*What is needed*
Pictures are not part of the copy. Retype the lines from the first one through the line that contains "import seaborn as sns".

*Dataset extract*

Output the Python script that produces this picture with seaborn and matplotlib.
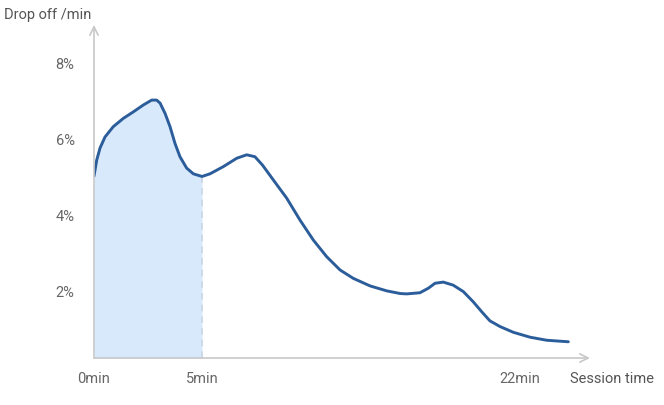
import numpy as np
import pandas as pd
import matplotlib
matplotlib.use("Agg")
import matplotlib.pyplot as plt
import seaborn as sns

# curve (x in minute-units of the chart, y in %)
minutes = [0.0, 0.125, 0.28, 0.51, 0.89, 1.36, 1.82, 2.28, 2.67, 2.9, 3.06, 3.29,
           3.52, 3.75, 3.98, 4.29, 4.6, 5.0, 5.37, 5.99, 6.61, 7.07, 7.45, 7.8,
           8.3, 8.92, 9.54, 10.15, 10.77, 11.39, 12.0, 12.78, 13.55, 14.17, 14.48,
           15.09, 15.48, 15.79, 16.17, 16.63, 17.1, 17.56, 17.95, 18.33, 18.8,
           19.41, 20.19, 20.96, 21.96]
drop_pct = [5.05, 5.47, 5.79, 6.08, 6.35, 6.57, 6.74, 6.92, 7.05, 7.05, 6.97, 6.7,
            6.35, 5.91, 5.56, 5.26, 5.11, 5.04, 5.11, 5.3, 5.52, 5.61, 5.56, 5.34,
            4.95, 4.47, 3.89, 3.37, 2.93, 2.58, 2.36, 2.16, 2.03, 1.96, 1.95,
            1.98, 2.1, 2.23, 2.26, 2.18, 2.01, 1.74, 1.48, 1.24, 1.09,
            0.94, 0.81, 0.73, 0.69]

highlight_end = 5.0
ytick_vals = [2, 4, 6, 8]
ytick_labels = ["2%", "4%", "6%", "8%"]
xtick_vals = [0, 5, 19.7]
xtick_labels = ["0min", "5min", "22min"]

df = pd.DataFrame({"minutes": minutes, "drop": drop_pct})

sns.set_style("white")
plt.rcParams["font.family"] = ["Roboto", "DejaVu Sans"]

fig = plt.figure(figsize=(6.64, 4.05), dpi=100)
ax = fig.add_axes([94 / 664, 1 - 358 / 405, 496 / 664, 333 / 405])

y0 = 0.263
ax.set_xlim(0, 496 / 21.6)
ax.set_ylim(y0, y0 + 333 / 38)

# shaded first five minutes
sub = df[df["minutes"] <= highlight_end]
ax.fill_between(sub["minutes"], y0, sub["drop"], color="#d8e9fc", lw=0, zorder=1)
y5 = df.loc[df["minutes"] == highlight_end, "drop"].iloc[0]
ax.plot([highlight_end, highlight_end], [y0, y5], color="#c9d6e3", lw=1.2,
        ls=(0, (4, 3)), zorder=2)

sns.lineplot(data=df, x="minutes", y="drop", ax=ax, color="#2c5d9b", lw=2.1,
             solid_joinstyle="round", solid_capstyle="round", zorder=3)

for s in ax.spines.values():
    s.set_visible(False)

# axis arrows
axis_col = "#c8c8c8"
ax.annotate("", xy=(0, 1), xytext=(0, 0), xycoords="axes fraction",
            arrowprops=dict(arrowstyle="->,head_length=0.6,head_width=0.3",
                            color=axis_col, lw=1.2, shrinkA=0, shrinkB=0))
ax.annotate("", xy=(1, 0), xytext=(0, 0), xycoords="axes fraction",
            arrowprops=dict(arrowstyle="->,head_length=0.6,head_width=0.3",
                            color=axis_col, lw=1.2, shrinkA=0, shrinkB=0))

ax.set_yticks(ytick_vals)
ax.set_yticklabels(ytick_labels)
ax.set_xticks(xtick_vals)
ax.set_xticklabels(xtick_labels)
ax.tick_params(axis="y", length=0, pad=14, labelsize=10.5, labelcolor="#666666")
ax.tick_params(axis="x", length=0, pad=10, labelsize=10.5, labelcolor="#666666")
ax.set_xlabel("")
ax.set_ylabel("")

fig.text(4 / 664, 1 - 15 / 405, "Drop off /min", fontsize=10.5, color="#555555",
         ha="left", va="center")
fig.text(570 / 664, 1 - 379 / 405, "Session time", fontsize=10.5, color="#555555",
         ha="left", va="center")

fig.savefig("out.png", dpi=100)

*Full response*
Output the Python script that produces this picture with seaborn and matplotlib.
import numpy as np
import pandas as pd
import matplotlib
matplotlib.use("Agg")
import matplotlib.pyplot as plt
import seaborn as sns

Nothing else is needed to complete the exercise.